◆ Exercise details ◆
Find each line holding "this" and copy it out.

------ Data for the task

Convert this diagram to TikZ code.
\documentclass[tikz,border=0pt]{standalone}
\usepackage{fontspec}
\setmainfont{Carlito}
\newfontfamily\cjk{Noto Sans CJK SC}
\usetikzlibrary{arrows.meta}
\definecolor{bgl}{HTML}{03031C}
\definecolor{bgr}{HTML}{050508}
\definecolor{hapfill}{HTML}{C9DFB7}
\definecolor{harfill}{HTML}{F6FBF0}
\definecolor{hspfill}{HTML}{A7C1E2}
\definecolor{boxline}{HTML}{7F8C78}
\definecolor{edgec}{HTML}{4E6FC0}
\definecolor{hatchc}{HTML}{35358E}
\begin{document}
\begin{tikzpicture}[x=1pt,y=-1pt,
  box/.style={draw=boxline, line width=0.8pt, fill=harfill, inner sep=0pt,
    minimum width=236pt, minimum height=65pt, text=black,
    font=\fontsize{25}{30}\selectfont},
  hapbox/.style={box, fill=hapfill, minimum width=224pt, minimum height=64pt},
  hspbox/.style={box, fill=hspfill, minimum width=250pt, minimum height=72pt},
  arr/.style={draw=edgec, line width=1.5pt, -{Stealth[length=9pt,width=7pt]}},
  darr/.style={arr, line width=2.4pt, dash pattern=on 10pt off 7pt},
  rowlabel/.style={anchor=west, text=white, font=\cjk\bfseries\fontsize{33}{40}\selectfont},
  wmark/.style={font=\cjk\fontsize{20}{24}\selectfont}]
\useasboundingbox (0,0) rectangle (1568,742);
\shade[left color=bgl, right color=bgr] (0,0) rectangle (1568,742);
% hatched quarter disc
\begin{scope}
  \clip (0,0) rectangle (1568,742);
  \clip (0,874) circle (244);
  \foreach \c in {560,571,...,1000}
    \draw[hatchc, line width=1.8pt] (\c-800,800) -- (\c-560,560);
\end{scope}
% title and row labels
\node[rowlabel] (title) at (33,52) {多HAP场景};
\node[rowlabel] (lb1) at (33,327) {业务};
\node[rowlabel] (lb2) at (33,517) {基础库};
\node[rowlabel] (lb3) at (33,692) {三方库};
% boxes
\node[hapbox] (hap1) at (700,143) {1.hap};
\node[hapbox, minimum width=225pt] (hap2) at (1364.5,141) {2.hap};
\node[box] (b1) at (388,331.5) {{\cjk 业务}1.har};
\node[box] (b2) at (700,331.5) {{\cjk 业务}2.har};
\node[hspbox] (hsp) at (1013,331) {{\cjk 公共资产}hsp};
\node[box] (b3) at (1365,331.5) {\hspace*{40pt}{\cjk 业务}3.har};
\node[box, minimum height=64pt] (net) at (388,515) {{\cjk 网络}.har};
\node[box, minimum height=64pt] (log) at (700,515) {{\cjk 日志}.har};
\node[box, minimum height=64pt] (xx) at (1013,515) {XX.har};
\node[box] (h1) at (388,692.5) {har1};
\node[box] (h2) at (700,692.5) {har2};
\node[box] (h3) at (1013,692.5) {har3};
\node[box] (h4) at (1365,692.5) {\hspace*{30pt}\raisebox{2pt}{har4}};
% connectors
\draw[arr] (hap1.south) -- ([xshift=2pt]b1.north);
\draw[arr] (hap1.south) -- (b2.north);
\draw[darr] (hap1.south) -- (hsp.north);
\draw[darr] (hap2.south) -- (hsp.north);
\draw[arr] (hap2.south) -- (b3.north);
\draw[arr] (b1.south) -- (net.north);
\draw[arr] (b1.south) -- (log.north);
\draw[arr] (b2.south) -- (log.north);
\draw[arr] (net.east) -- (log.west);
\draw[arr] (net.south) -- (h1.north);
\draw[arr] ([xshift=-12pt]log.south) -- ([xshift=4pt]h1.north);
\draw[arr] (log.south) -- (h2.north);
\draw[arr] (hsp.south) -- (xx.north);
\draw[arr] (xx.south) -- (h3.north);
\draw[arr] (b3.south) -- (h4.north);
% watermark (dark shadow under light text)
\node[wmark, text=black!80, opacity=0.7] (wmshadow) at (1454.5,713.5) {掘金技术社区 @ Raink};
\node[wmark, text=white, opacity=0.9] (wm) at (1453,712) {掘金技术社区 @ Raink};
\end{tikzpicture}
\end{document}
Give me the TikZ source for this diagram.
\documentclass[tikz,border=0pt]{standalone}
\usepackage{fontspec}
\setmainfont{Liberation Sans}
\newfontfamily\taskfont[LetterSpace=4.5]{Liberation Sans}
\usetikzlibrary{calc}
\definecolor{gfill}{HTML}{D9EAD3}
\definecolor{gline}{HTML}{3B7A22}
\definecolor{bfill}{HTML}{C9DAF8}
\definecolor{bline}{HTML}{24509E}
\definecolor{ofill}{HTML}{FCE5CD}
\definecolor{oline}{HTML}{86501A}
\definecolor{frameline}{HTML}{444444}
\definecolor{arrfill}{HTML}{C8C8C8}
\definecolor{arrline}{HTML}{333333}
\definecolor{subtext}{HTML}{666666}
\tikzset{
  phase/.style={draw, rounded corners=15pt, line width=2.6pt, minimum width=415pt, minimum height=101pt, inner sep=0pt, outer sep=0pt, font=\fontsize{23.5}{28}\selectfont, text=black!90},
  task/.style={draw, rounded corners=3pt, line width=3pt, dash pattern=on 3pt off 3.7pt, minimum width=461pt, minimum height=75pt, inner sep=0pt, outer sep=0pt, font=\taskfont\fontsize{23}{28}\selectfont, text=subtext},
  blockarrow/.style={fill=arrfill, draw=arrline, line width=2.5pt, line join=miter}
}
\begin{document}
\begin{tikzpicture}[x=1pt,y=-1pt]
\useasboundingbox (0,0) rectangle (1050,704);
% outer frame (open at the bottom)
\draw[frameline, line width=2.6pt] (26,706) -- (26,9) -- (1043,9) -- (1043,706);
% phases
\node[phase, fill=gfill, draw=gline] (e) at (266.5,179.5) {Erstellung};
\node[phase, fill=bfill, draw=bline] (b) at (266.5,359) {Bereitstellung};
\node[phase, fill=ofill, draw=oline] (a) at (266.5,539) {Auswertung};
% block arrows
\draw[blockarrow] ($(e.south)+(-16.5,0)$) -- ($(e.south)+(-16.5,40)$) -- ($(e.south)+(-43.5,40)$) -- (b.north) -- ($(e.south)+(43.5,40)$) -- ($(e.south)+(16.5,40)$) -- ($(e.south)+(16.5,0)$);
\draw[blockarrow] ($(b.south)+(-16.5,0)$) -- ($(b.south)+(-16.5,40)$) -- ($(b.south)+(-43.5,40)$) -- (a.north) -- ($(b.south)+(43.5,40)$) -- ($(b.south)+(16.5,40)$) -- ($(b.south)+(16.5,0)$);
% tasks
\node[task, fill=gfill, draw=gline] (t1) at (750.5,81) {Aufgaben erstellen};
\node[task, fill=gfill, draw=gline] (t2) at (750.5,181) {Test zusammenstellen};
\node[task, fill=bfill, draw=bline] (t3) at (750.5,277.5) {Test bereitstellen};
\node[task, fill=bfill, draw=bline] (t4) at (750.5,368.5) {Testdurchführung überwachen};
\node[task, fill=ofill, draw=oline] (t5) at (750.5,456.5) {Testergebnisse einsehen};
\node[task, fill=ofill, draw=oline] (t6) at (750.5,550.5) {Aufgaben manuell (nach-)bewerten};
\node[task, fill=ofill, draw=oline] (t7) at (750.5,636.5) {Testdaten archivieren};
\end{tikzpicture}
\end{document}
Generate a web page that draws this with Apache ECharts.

------------

◆ Full answer ◆
Convert this diagram to TikZ code.
Give me the TikZ source for this diagram.
Generate a web page that draws this with Apache ECharts.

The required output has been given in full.